[WHAT TO DO] Which lines hold the word "chart"? Copy each one.

[DATASET EXTRACT]
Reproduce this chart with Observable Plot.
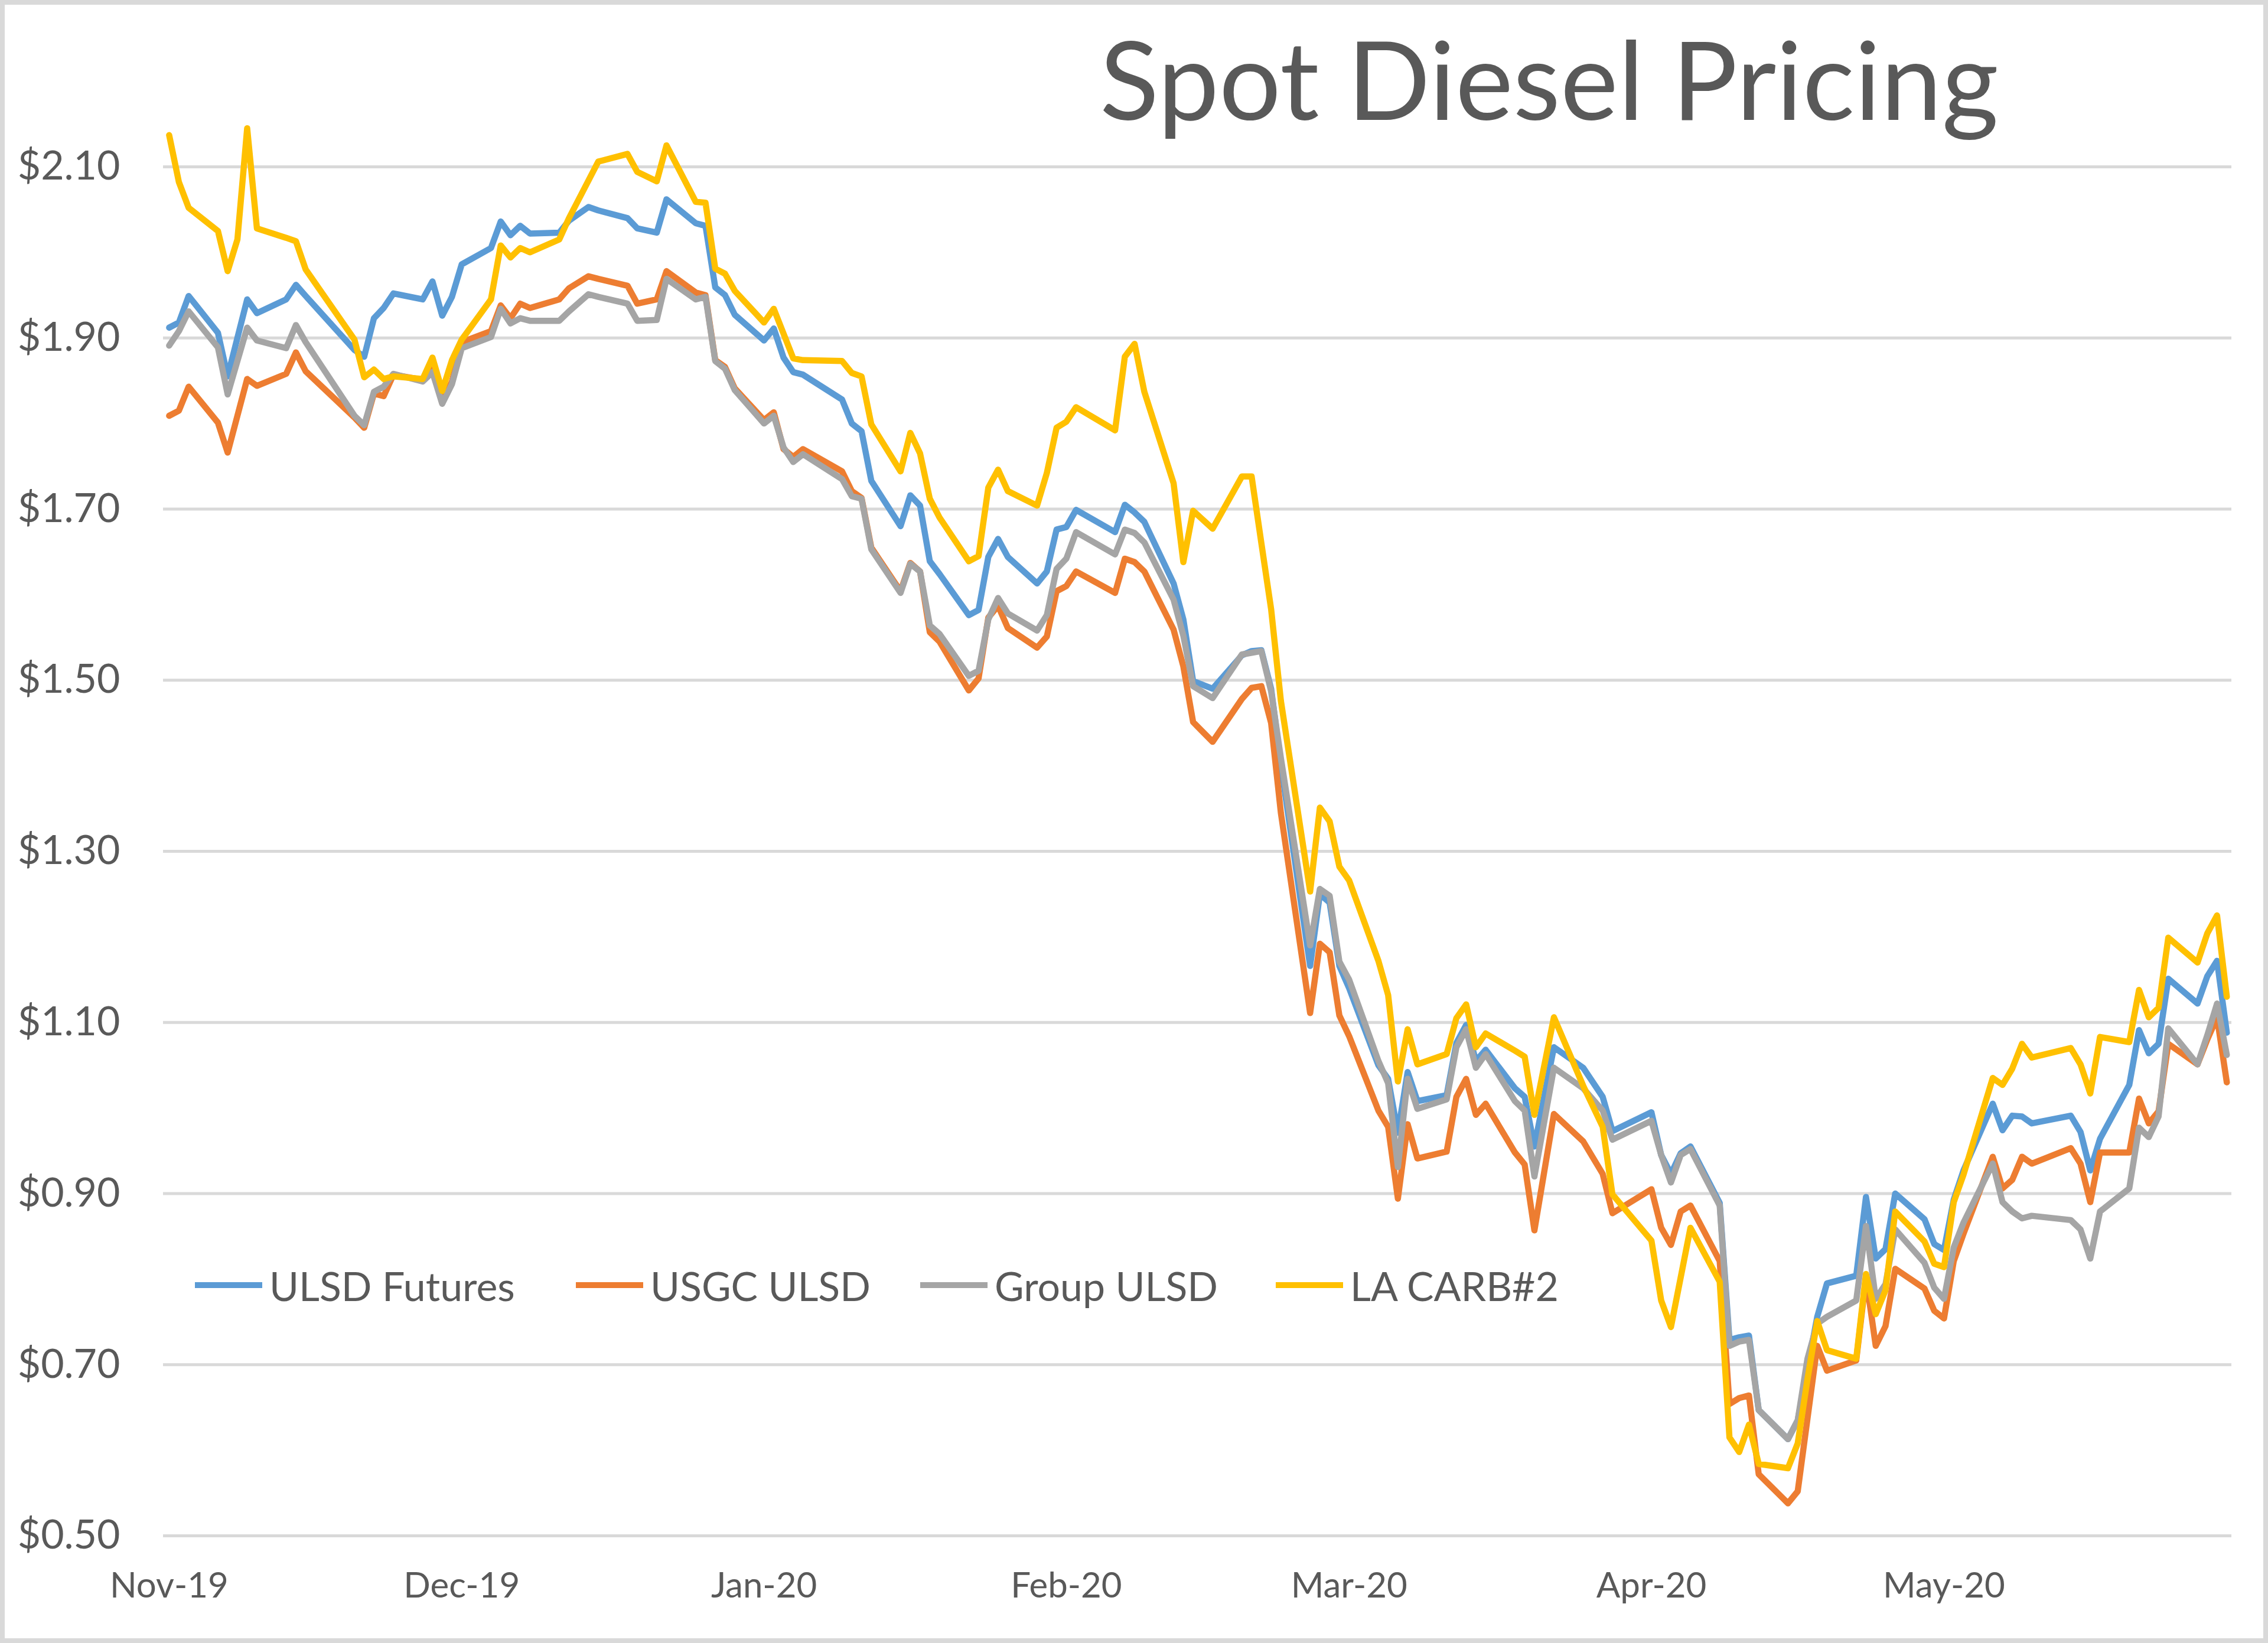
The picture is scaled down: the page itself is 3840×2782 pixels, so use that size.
<!DOCTYPE html>
<html>
<head>
<meta charset="utf-8">
<script src="https://cdn.jsdelivr.net/npm/d3@7"></script>
<script src="https://cdn.jsdelivr.net/npm/@observablehq/plot@0.6"></script>
<style>
  html, body { margin: 0; padding: 0; background: #ffffff; }
  #chart { position: relative; width: 3840px; height: 2782px; overflow: hidden; background: #ffffff; font-family: Lato, "Open Sans", sans-serif; }
  #plot { position: absolute; left: 0; top: 0; }
  #frame { position: absolute; left: 0; top: 0; width: 3840px; height: 2782px; box-sizing: border-box; border: 8px solid #d9d9d9; pointer-events: none; }
  #title { position: absolute; left: 1862px; top: 39px; font-size: 185px; line-height: 185px; color: #595959; white-space: nowrap; }
  .leg { position: absolute; top: 2136px; height: 80px; display: flex; align-items: center; font-size: 68px; color: #595959; white-space: nowrap; }
  .sw { display: inline-block; width: 114px; height: 10px; margin-right: 12px; }
</style>
</head>
<body>
<div id="chart">
  <div id="plot"></div>
  <div id="title">Spot Diesel Pricing</div>
  <div id="legend"></div>
  <div id="frame"></div>
</div>
<script>
// ---- data ----
const dates = [
  "2019-11-01","2019-11-02","2019-11-03","2019-11-06","2019-11-07","2019-11-08","2019-11-09","2019-11-10","2019-11-13","2019-11-14",
  "2019-11-15","2019-11-20","2019-11-21","2019-11-22","2019-11-23","2019-11-24","2019-11-27","2019-11-28","2019-11-29","2019-11-30",
  "2019-12-01","2019-12-04","2019-12-05","2019-12-06","2019-12-07","2019-12-08","2019-12-11","2019-12-12","2019-12-14","2019-12-15",
  "2019-12-18","2019-12-19","2019-12-21","2019-12-22","2019-12-25","2019-12-26","2019-12-27","2019-12-28","2019-12-29","2020-01-01",
  "2020-01-02","2020-01-03","2020-01-04","2020-01-05","2020-01-09","2020-01-10","2020-01-11","2020-01-12","2020-01-15","2020-01-16",
  "2020-01-17","2020-01-18","2020-01-19","2020-01-22","2020-01-23","2020-01-24","2020-01-25","2020-01-26","2020-01-29","2020-01-30",
  "2020-01-31","2020-02-01","2020-02-02","2020-02-06","2020-02-07","2020-02-08","2020-02-09","2020-02-12","2020-02-13","2020-02-14",
  "2020-02-16","2020-02-19","2020-02-20","2020-02-21","2020-02-22","2020-02-23","2020-02-26","2020-02-27","2020-02-28","2020-02-29",
  "2020-03-01","2020-03-04","2020-03-05","2020-03-06","2020-03-07","2020-03-08","2020-03-11","2020-03-12","2020-03-13","2020-03-14",
  "2020-03-15","2020-03-18","2020-03-19","2020-03-20","2020-03-22","2020-03-25","2020-03-27","2020-03-28","2020-04-01","2020-04-02",
  "2020-04-03","2020-04-04","2020-04-05","2020-04-08","2020-04-09","2020-04-10","2020-04-11","2020-04-12","2020-04-15","2020-04-16",
  "2020-04-17","2020-04-18","2020-04-19","2020-04-22","2020-04-23","2020-04-24","2020-04-25","2020-04-26","2020-04-29","2020-04-30",
  "2020-05-01","2020-05-02","2020-05-03","2020-05-06","2020-05-07","2020-05-08","2020-05-09","2020-05-10","2020-05-14","2020-05-15",
  "2020-05-16","2020-05-17","2020-05-20","2020-05-21","2020-05-22","2020-05-23","2020-05-24","2020-05-27","2020-05-28","2020-05-29",
  "2020-05-30"
];

const ulsdFutures = [
  1.912,1.918,1.949,1.906,1.855,1.900,1.945,1.929,1.945,1.962,
  1.949,1.886,1.878,1.923,1.935,1.952,1.945,1.966,1.926,1.948,
  1.986,2.005,2.036,2.020,2.031,2.022,2.023,2.037,2.053,2.049,
  2.040,2.028,2.023,2.062,2.034,2.031,1.959,1.950,1.927,1.897,
  1.911,1.877,1.860,1.857,1.828,1.800,1.791,1.733,1.680,1.716,
  1.704,1.639,1.624,1.576,1.582,1.644,1.665,1.644,1.613,1.627,
  1.676,1.679,1.699,1.673,1.705,1.696,1.685,1.613,1.571,1.499,
  1.490,1.529,1.534,1.535,1.490,1.402,1.166,1.250,1.240,1.166,
  1.140,1.050,1.034,0.971,1.042,1.008,1.015,1.076,1.097,1.055,
  1.068,1.023,1.013,0.955,1.071,1.047,1.013,0.973,0.995,0.945,
  0.923,0.947,0.955,0.889,0.729,0.732,0.734,0.647,0.613,0.635,
  0.695,0.756,0.795,0.804,0.896,0.824,0.835,0.900,0.870,0.841,
  0.834,0.893,0.927,1.005,0.974,0.991,0.990,0.982,0.991,0.972,
  0.927,0.964,1.027,1.091,1.064,1.075,1.151,1.122,1.154,1.172,
  1.088
];

const usgcUlsd = [
  1.809,1.815,1.843,1.801,1.766,1.809,1.852,1.844,1.858,1.883,
  1.861,1.807,1.795,1.835,1.832,1.857,1.851,1.863,1.824,1.849,
  1.895,1.908,1.938,1.923,1.940,1.935,1.945,1.958,1.972,1.969,
  1.961,1.940,1.945,1.978,1.953,1.950,1.874,1.866,1.841,1.804,
  1.813,1.770,1.761,1.770,1.744,1.721,1.713,1.655,1.604,1.637,
  1.627,1.556,1.545,1.488,1.502,1.573,1.587,1.561,1.538,1.551,
  1.604,1.610,1.627,1.602,1.642,1.638,1.627,1.559,1.516,1.451,
  1.428,1.478,1.491,1.493,1.450,1.345,1.111,1.192,1.182,1.108,
  1.084,0.997,0.978,0.894,0.981,0.941,0.949,1.013,1.034,0.992,
  1.005,0.948,0.934,0.857,0.993,0.961,0.923,0.877,0.905,0.860,
  0.840,0.879,0.886,0.821,0.654,0.661,0.664,0.572,0.538,0.552,
  0.637,0.722,0.693,0.705,0.802,0.722,0.745,0.812,0.789,0.763,
  0.754,0.821,0.853,0.943,0.906,0.916,0.943,0.935,0.953,0.935,
  0.890,0.948,0.948,1.011,0.982,0.996,1.075,1.051,1.080,1.106,
  1.030
];

const groupUlsd = [
  1.891,1.908,1.931,1.889,1.834,1.873,1.912,1.897,1.888,1.915,
  1.895,1.809,1.798,1.837,1.843,1.858,1.849,1.860,1.823,1.846,
  1.888,1.901,1.934,1.917,1.923,1.920,1.920,1.931,1.951,1.948,
  1.940,1.920,1.921,1.969,1.945,1.948,1.873,1.864,1.839,1.800,
  1.809,1.772,1.755,1.764,1.735,1.715,1.712,1.653,1.602,1.636,
  1.627,1.564,1.554,1.505,1.511,1.571,1.596,1.578,1.558,1.576,
  1.630,1.642,1.673,1.647,1.676,1.672,1.661,1.594,1.552,1.493,
  1.479,1.530,1.532,1.534,1.487,1.409,1.190,1.256,1.248,1.171,
  1.150,1.055,1.029,0.931,1.034,0.999,1.010,1.071,1.092,1.047,
  1.063,1.008,0.997,0.920,1.047,1.023,0.997,0.963,0.985,0.945,
  0.913,0.945,0.952,0.886,0.722,0.727,0.729,0.647,0.613,0.635,
  0.707,0.748,0.756,0.775,0.862,0.777,0.794,0.858,0.819,0.790,
  0.777,0.837,0.866,0.935,0.890,0.879,0.871,0.874,0.869,0.858,
  0.824,0.879,0.906,0.977,0.966,0.990,1.093,1.051,1.085,1.122,
  1.062
];

const laCarb2 = [
  2.137,2.082,2.052,2.025,1.978,2.015,2.145,2.028,2.017,2.013,
  1.980,1.898,1.854,1.863,1.852,1.855,1.852,1.877,1.838,1.874,
  1.898,1.945,2.008,1.994,2.005,2.000,2.015,2.040,2.084,2.106,
  2.115,2.094,2.083,2.125,2.059,2.058,1.981,1.975,1.955,1.918,
  1.934,1.905,1.876,1.874,1.873,1.859,1.855,1.799,1.744,1.789,
  1.765,1.712,1.690,1.639,1.645,1.725,1.746,1.721,1.704,1.742,
  1.795,1.802,1.819,1.792,1.878,1.893,1.837,1.730,1.638,1.698,
  1.677,1.738,1.738,1.660,1.583,1.476,1.253,1.351,1.335,1.282,
  1.266,1.172,1.132,1.031,1.092,1.051,1.063,1.105,1.121,1.071,
  1.087,1.067,1.060,0.992,1.106,1.026,0.978,0.899,0.845,0.775,
  0.744,0.802,0.860,0.797,0.615,0.598,0.630,0.584,0.579,0.608,
  0.683,0.751,0.717,0.707,0.806,0.759,0.787,0.879,0.844,0.818,
  0.814,0.890,0.922,1.035,1.027,1.046,1.075,1.059,1.070,1.051,
  1.017,1.083,1.077,1.138,1.106,1.117,1.199,1.170,1.204,1.225,
  1.130
];

const seriesNames = ["ULSD Futures", "USGC ULSD", "Group ULSD", "LA CARB#2"];
const seriesColors = ["#5B9BD5", "#ED7D31", "#A5A5A5", "#FFC000"];
const yTicks = [0.5, 0.7, 0.9, 1.1, 1.3, 1.5, 1.7, 1.9, 2.1];
const xTickDates = ["2019-11-01", "2019-12-01", "2020-01-01", "2020-02-01", "2020-03-01", "2020-04-01", "2020-05-01"];
const xTickLabels = ["Nov-19", "Dec-19", "Jan-20", "Feb-20", "Mar-20", "Apr-20", "May-20"];

// ---- build ----
const parse = d3.utcParse("%Y-%m-%d");
const seriesValues = [ulsdFutures, usgcUlsd, groupUlsd, laCarb2];
const rows = seriesNames.flatMap((name, i) =>
  dates.map((d, j) => ({date: parse(d), value: seriesValues[i][j], series: name}))
);
const xTicks = xTickDates.map(parse);
const labelByTime = new Map(xTicks.map((d, i) => [+d, xTickLabels[i]]));
const DAY = 864e5;
const firstDate = parse(dates[0]);
const lastDate = parse(dates[dates.length - 1]);

const chart = Plot.plot({
  width: 3840,
  height: 2782,
  marginLeft: 276,
  marginRight: 62,
  marginTop: 137,
  marginBottom: 182,
  style: {fontFamily: "Lato, 'Open Sans', sans-serif", background: "transparent", maxWidth: "none", overflow: "visible"},
  x: {type: "utc", domain: [new Date(+firstDate - 0.6 * DAY), new Date(+lastDate + 0.5 * DAY)]},
  y: {domain: [0.5, 2.2]},
  color: {domain: seriesNames, range: seriesColors},
  marks: [
    Plot.gridY(yTicks, {stroke: "#d9d9d9", strokeOpacity: 1, strokeWidth: 5}),
    Plot.axisY(yTicks, {tickSize: 0, tickPadding: 73, tickFormat: d3.format("$.2f"), fontSize: 68, fill: "#595959", label: null}),
    Plot.axisX(xTicks, {tickSize: 0, tickPadding: 62, tickFormat: d => labelByTime.get(+d), fontSize: 60, fill: "#595959", label: null}),
    Plot.line(rows, {x: "date", y: "value", z: "series", stroke: "series", strokeWidth: 10.5, strokeLinejoin: "round", strokeLinecap: "round"})
  ]
});
document.getElementById("plot").appendChild(chart);

// legend (HTML, laid over the plot area like the original)
const legendLefts = [330, 975, 1558, 2160];
const legend = document.getElementById("legend");
seriesNames.forEach((name, i) => {
  const item = document.createElement("div");
  item.className = "leg";
  item.style.left = legendLefts[i] + "px";
  const sw = document.createElement("span");
  sw.className = "sw";
  sw.style.background = seriesColors[i];
  const tx = document.createElement("span");
  tx.textContent = name;
  item.appendChild(sw);
  item.appendChild(tx);
  legend.appendChild(item);
});
</script>
</body>
</html>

[FINISHED TASK]
Reproduce this chart with Observable Plot.
  #chart { position: relative; width: 3840px; height: 2782px; overflow: hidden; background: #ffffff; font-family: Lato, "Open Sans", sans-serif; }
<div id="chart">
const chart = Plot.plot({
document.getElementById("plot").appendChild(chart);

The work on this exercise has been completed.